The first steel has been cut for the Northern Lighthouse Board’s (NLB) new hybrid powered buoy tender vessel, being built by Gondán Shipyard in Spain.
The tender – worth £51.8 million – includes a commitment to place over £2 million of contracts with UK suppliers with a requirement for any contract over £25k to be advertised in the UK. As part of the deal Gondán will also create a special fully funded internship programme for up to 15 UK based students who will benefit from a range of placements at the yard during the vessel’s construction.
The NLB has been responsible for the management of lights, buoys and beacons in Scotland and the Isle of Man since 1786, and the new vessel will help to modernise maritime safety in the region.
“The steel cutting ceremony is an important milestone as it marks the moment when production starts on the build of the new POLE STAR, following an intensive ten-month period of detailed design work,” said Phil Day, NLB director of operations.
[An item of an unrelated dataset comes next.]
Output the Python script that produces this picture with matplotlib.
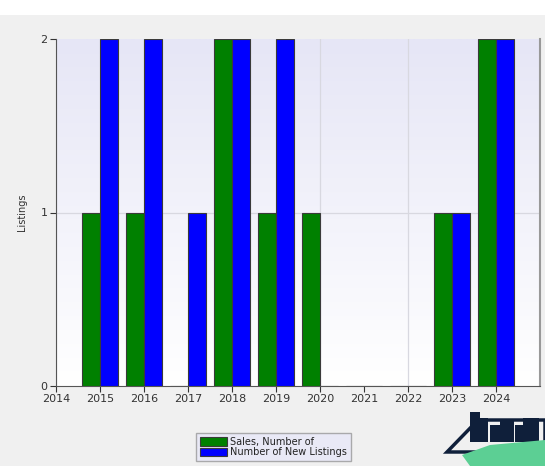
import numpy as np
import matplotlib
matplotlib.use("Agg")
import matplotlib.pyplot as plt
from matplotlib.patches import Rectangle, Polygon
from matplotlib.colors import LinearSegmentedColormap

years = [2015, 2016, 2017, 2018, 2019, 2020, 2021, 2022, 2023, 2024]
sales = [1, 1, 0, 2, 1, 1, 0, 0, 1, 2]
new_listings = [2, 2, 1, 2, 2, 0, 0, 0, 1, 2]
xtick_labels = [str(y) for y in range(2014, 2025)]
series_names = ["Sales, Number of", "Number of New Listings"]

fig = plt.figure(figsize=(5.45, 4.66), dpi=100)
fig.patch.set_facecolor("#f0f0f0")
fig.add_artist(Rectangle((0, 1 - 15 / 466), 1, 15 / 466, transform=fig.transFigure,
                         facecolor="white", edgecolor="none", zorder=0))

ax = fig.add_axes([56 / 545, 80 / 466, 484 / 545, 347 / 466])
ax.set_xlim(2014, 2025)
ax.set_ylim(0, 2)

grad = np.linspace(0, 1, 256).reshape(-1, 1)
cmap = LinearSegmentedColormap.from_list("bg", ["#ffffff", "#e6e6f6"])
ax.imshow(grad, extent=[0, 1, 0, 1], transform=ax.transAxes, origin="lower",
          cmap=cmap, aspect="auto", zorder=0)

for gx in range(2014, 2026, 2):
    ax.axvline(gx, color="#d8d8e0", lw=0.9, zorder=1)
ax.axhline(1, color="#d8d8e0", lw=0.9, zorder=1)

x = np.array(years, dtype=float)
w = 0.4
ax.bar(x - w / 2, sales, width=w, color="#008000", edgecolor="#3a3a3a",
       linewidth=0.8, zorder=3, label=series_names[0])
ax.bar(x + w / 2, new_listings, width=w, color="#0000ff", edgecolor="#3a3a3a",
       linewidth=0.8, zorder=3, label=series_names[1])

ax.set_xticks(range(2014, 2025))
ax.set_xticklabels(xtick_labels)
ax.set_yticks([0, 1, 2])
ax.tick_params(axis="both", labelsize=8, colors="#333333", length=4, width=0.8,
               direction="out", pad=2)
ax.spines["top"].set_visible(False)
ax.spines["left"].set_color("#555555")
ax.spines["bottom"].set_color("#555555")
ax.spines["right"].set_color("#999999")
ax.spines["right"].set_linewidth(1.5)
ax.set_ylabel("Listings", fontsize=7, color="#333333", labelpad=10)

leg = fig.legend(loc="upper left", bbox_to_anchor=(196 / 545, 1 - 433 / 466),
                 fontsize=7, frameon=True, fancybox=False, handlelength=2.8,
                 handleheight=1.0, borderpad=0.4, labelspacing=0.05,
                 handletextpad=0.3, borderaxespad=0)
leg.get_frame().set_facecolor("#e8e8f8")
leg.get_frame().set_edgecolor("#999999")
for t in leg.get_texts():
    t.set_color("#222222")

# rough logo decoration bottom right
navy = "#0f1f3a"
fig.add_artist(Polygon([(447/545, 1-452/466), (478/545, 1-420/466), (545/545, 1-420/466),
                        (545/545, 1-452/466)], closed=True, transform=fig.transFigure,
                       facecolor="none", edgecolor=navy, lw=2.5))
for (x0, y0, ww, hh) in [(470, 412, 10, 30), (480, 418, 8, 24), (490, 425, 10, 17),
                          (500, 420, 14, 22), (515, 425, 8, 17), (523, 418, 16, 24)]:
    fig.add_artist(Rectangle((x0/545, 1-(y0+hh)/466), ww/545, hh/466,
                             transform=fig.transFigure, facecolor=navy, edgecolor="none"))
fig.add_artist(Polygon([(462/545, 1-455/466), (490/545, 1-445/466), (545/545, 1-440/466),
                        (545/545, 1-466/466), (470/545, 1-466/466)], closed=True,
                       transform=fig.transFigure, facecolor="#5ccf94", edgecolor="none"))

fig.savefig("out.png", dpi=100, facecolor=fig.get_facecolor())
“Using new technology to minimise the impact on the environment and with additional capability to help deal with the effects of climate change, the new ship will ensure we can continue to deliver our vital safety service in Scottish and Manx waters into the 2050s.”
The vessel is due to enter service in Summer 2025 and will be equipped with the latest technology and advanced navigation systems that will allow hydrographic surveying and wreck finding, as well as a range of energy-efficient technologies that will help reduce NLB’s carbon footprint.
The new vessel is destined to replace the NLB’s current NLV POLE STAR and will enable the NLB to deliver its safety services over the next 25 years.